Still the same resolution, which is what this thread is about.

Weirdly enough, TSR-era D&D doesn't use the same resolution system for that stuff.

Especially if you go back to OD&D, where diplomacy is a 2d6 reaction table with adjustments, stealth is a 33% surprise check, and climbing and basket weaving are roleplaying.

I'd just chalk it up to universal mechanics eating up subsystems, I guess, except WotC never made a good alternative to the reaction tables so who the fuck even knows anymore.

Also, of course, Craft(Basket Weaving) is a lot more complex and drawn-out than Stealth or Diplomacy because why the fuck not.

well, for starters 4e and 5e rolled everything strength related into athletics, so it's also jumping, running, swimming, etc. to make it more valuable, so it's not like it's even an issue with all of D&D.

Burning Wheel is the only one I can think of.

A number of narrative games where skills like Climbing and Basketweaving are as narratively relevant and game-changing as Diplomacy and Stealth?

>inb4 "not real rpgs"

>Name a system where that isn't the case.

3.PFag BTFO

Now I’m trying to picture Dogs in the Vineyard where a player is using basket weaving to uncover a demon in an old lady social club.

>Implying DnD 5e isn't just as bad and doesn't have just as many complete and utter fags in their playerbase.

One system was named in all of those posts.

No? You still resolve athletic shit and basket weaving shit and stealth shit and diplomatic shit in the exact same manner.

Its original title is "Das schwarze Auge" and it is the RPG with the largest community in Germany. It is akin to D&D her, in that regard that it is easiest to find a group for it and nearly anybody (including people that hate it) who plays RPGs at all has at least played it once.

I guess I see your point.

If you do "more important" shit in 4e, that usually can/should be handled by a skill challenge.

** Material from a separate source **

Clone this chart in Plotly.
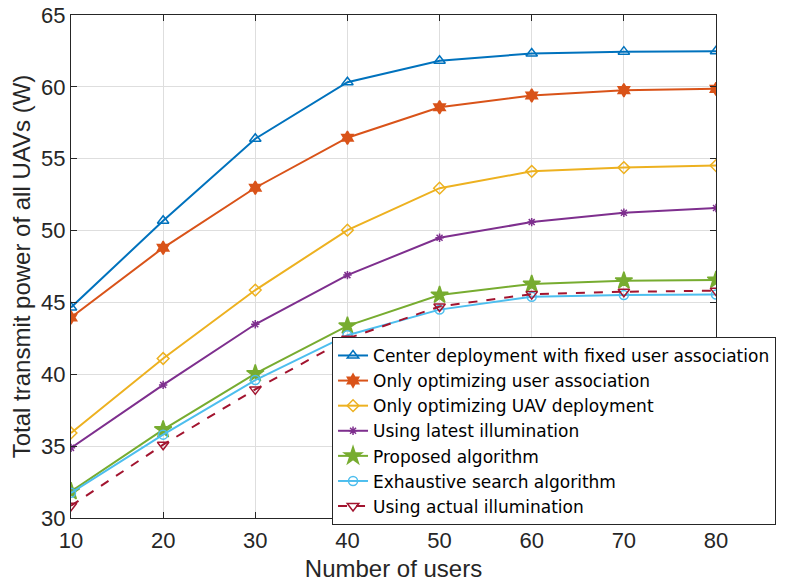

So if it's just vaulting over a wall or asking for a price cut from a merchant that's a single athletics/diplomacy.

If you want to climb a mountain while carrying the rest of your group on your back because they are all damn sissies, it's a skill challenge (though admittedly, the others should also participate, but for once the STR/CON fighter will be shining out of combat), just like trying to convince a king that he really should lend you his army/magic items/etc.

That’s not true. In 5e you just weave a basket of your character knows how, stealth is rolled against a passive or active check, and diplomacy is rolled against a target number.

Three different resolutions for three different rolls.

You might not believe this, but having a consistent conflict resolution system is a good thing.

>Now I’m trying to picture Dogs in the Vineyard where a player is using basket weaving to uncover a demon in an old lady social club.
I had more or less the same thought, because that's a perfectly viable situation in DitV.

That's not really correct, though?

Going through the quotes in order:
>The Dark Eye (a.k.a. Das Schwarze Auge)
>TSR-era D&D (i.e. OD&D, Basic, AD&D 1E & 2E)
>D&D 4E & 5E
>Burning Wheel
>"A number of narrative games" - no actual named system
That's at least two non-D&D systems called out, two other D&D editions explicitly named, some number of other D&D editions not named but given enough information to infer, and a post that doesn't really name any specifics.

So, at the very least, four systems were named in all of those posts.